Problem Characters: The Lone Wolf
The hero has a thousand faces, and players will bring many of them to the table. But the presence of some character archetypes is the kiss of death for TTRPGs, because TTRPGs are a team sport. Here’s how to spot and handle the most troublesome character of all: The Lone Wolf.

He’s a maverick, a loner on the edge, he doesn’t trust anyone
And that right there is the problem. Unless you are running a solo adventure for this guy (and it is usually a guy) they will play so badly with others that the party can’t form a meaningful dynamic while he is still around.
In fairness, we’ve probably all fallen into the trap of creating The Lone Wolf character. Superficially, a lot of fictional heroes look like this. Dirty Harry, The Man With No Name, Wolverine, Batman. For fiction that follows a single character that’s fine.
The subtext of the story is often them finding that they need other people after all. This is not a dynamic that you can let play out for long at the table unless you are willing to have the Lone Wolf monopolise the spotlight for extended periods, split the party, refuse to participate in group actions and other disruptive activities. You need the Lone Wolf to come back to the pack sooner rather than later.
I’ve ended up finishing the campaign, deliberately killing the character for metagaming reasons, asking the player to rethink or retire them – all of these are corrosive things to player agency and GM enjoyment.
Handling The Lone Wolf
So how do we handle them?
First, be firm at character generation time. Point out that TTRPGs are a team sport. A One Ring game is about Fellowship of the Ring, not about Aragon’s years as a loner in the wilderness. Ask the player to move the character back or forward in their own personal timeline so they will play nicer with others, or simply play a different character.

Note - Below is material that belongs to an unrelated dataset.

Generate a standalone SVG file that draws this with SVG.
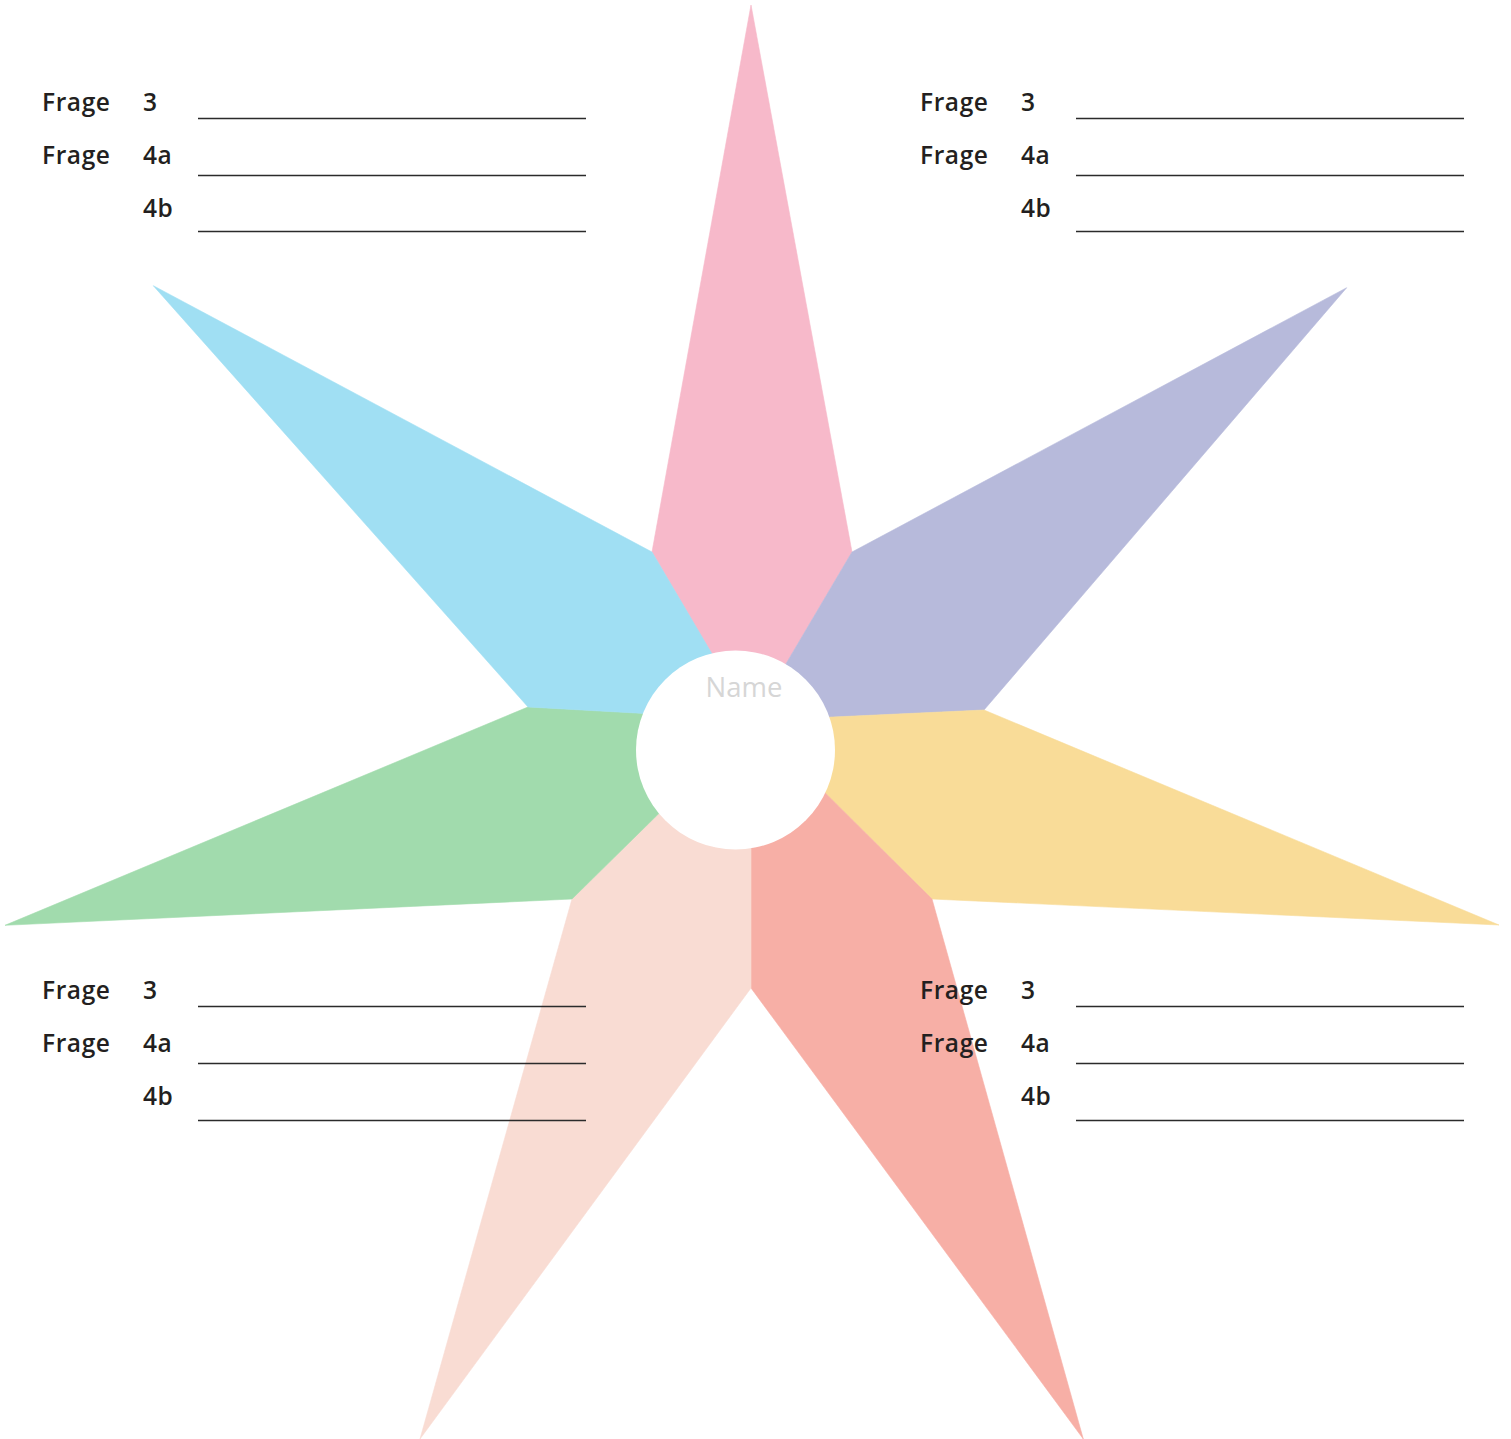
<svg xmlns="http://www.w3.org/2000/svg" width="1511" height="1439" viewBox="0 0 1511 1439">
  <style>
    .lbl { font-family: "Open Sans", "Noto Sans", "Liberation Sans", sans-serif; font-size: 24.5px; font-weight: 600; letter-spacing: 0.6px; fill: #231f20; }
    .name { font-family: "Open Sans", "Noto Sans", "Liberation Sans", sans-serif; font-size: 27.5px; font-weight: 400; fill: #d6d6d6; }
    .rule { stroke: #2b2b2b; stroke-width: 1.3; fill: none; }
    .petal { stroke-width: 0.6; stroke-linejoin: round; }
  </style>
  <rect width="1511" height="1439" fill="#ffffff"/>
  <g id="star">
    <polygon id="petal-pink" class="petal" fill="#f7b9ca" stroke="#f7b9ca" points="751,5 852,552 754,718 741,704 652,552"/>
    <polygon id="petal-purple" class="petal" fill="#b7badb" stroke="#b7badb" points="852,552 1346.7,287.7 984,710 790,719 754,718"/>
    <polygon id="petal-yellow" class="petal" fill="#f9dc98" stroke="#f9dc98" points="984,710 1499,925 932,899 790,758 790,719"/>
    <polygon id="petal-red" class="petal" fill="#f7afa6" stroke="#f7afa6" points="932,899 1083.3,1439 751,988 751,780 790,758"/>
    <polygon id="petal-peach" class="petal" fill="#f9dcd3" stroke="#f9dcd3" points="751,988 420,1439 572,899 700,773 751,780"/>
    <polygon id="petal-green" class="petal" fill="#a1dbad" stroke="#a1dbad" points="572,899 5,925.3 528,707 690,716 700,773"/>
    <polygon id="petal-blue" class="petal" fill="#a0dff3" stroke="#a0dff3" points="528,707 153.3,285.7 652,552 741,703 690,716"/>
  </g>
  <g id="center">
    <circle cx="735.5" cy="750" r="99.5" fill="#ffffff"/>
    <text class="name" x="744" y="697" text-anchor="middle">Name</text>
  </g>
  <g id="block-top-left">
    <text class="lbl" x="42" y="111">Frage</text>
    <text class="lbl" x="143" y="111">3</text>
    <text class="lbl" x="42" y="164">Frage</text>
    <text class="lbl" x="143" y="164">4a</text>
    <text class="lbl" x="143" y="217">4b</text>
    <line class="rule" x1="198" y1="118.5" x2="586" y2="118.5"/>
    <line class="rule" x1="198" y1="175.5" x2="586" y2="175.5"/>
    <line class="rule" x1="198" y1="231.5" x2="586" y2="231.5"/>
  </g>
  <g id="block-top-right">
    <text class="lbl" x="920" y="111">Frage</text>
    <text class="lbl" x="1021" y="111">3</text>
    <text class="lbl" x="920" y="164">Frage</text>
    <text class="lbl" x="1021" y="164">4a</text>
    <text class="lbl" x="1021" y="217">4b</text>
    <line class="rule" x1="1076" y1="118.5" x2="1464" y2="118.5"/>
    <line class="rule" x1="1076" y1="175.5" x2="1464" y2="175.5"/>
    <line class="rule" x1="1076" y1="231.5" x2="1464" y2="231.5"/>
  </g>
  <g id="block-bottom-left">
    <text class="lbl" x="42" y="999">Frage</text>
    <text class="lbl" x="143" y="999">3</text>
    <text class="lbl" x="42" y="1052">Frage</text>
    <text class="lbl" x="143" y="1052">4a</text>
    <text class="lbl" x="143" y="1105">4b</text>
    <line class="rule" x1="198" y1="1006.5" x2="586" y2="1006.5"/>
    <line class="rule" x1="198" y1="1063.5" x2="586" y2="1063.5"/>
    <line class="rule" x1="198" y1="1120.5" x2="586" y2="1120.5"/>
  </g>
  <g id="block-bottom-right">
    <text class="lbl" x="920" y="999">Frage</text>
    <text class="lbl" x="1021" y="999">3</text>
    <text class="lbl" x="920" y="1052">Frage</text>
    <text class="lbl" x="1021" y="1052">4a</text>
    <text class="lbl" x="1021" y="1105">4b</text>
    <line class="rule" x1="1076" y1="1006.5" x2="1464" y2="1006.5"/>
    <line class="rule" x1="1076" y1="1063.5" x2="1464" y2="1063.5"/>
    <line class="rule" x1="1076" y1="1120.5" x2="1464" y2="1120.5"/>
  </g>
  <g id="connectors"/>
</svg>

Reasonable players will of course realise the problem and in the early sessions will hopefully be amenable to nudging the character away from Lone Wolf status.
If you didn’t spot the danger at character generation and Lone Wolfness has emerged a few sessions in, have the campaign villain find the Lone Wolf’s kryptonite. Bring on that “needs others after all” subplot sooner rather than later.
Find a villain or situation that the Lone Wolf cannot handle on their own. The campaign big bad will seek out lieutenants to handle opponents, and if the Lone Wolf looks like a threat, they will send someone who is equipped to handle them.
Something as simple as pummelling them with spells that target their weakest saving throw, some sort of truesight to nullify a Lone Wolf Rogue’s stealth or backstabs, resistance or immunity to the main damage the Lone Wolf hands out, area effect and crowd control spells like entangle that capture or nullify the Lone Wolf without killing them.
Think like the bad guy – the Lone Wolf is a thorn in your side, what tools are there you can deploy? What creature in your game’s bestiary is going to give the Lone Wolf a bad day?
It doesn’t need to be lethal. Just have them come up against the kryptonite the next time “it’s what my character would do” has them splitting off from the rest of the party and going off on their own. The lieutenant has been lying in wait for exactly that opportunity.
Ideally, the party will have to come to the rescue. And ideally the Lone Wolf won’t have been so disruptive that they don’t bother.
Keep it in proportion – a certain amount of Lone Wolfness is tolerable, even expected in someone like a thief who scouts out the situation. Just make them sufficiently cautious that they don’t try to solo the whole adventure yet again while everyone else looks at their phones. Make them need the rest of the party.
This IS a metagame solution of the sort that I normally advise against deploying. It’s definitely best to head the problem off sooner and deal with it via good communications with reasonable players.
But the fact is the Lone Wolf is kinda fun to play, and there are a lot of fictional template characters who work well as the star of a movie but rather less as part of an ensemble piece like Fellowship of the Ring. So sometimes the world needs to bring them to the realisation that they can’t do it all on their own after all.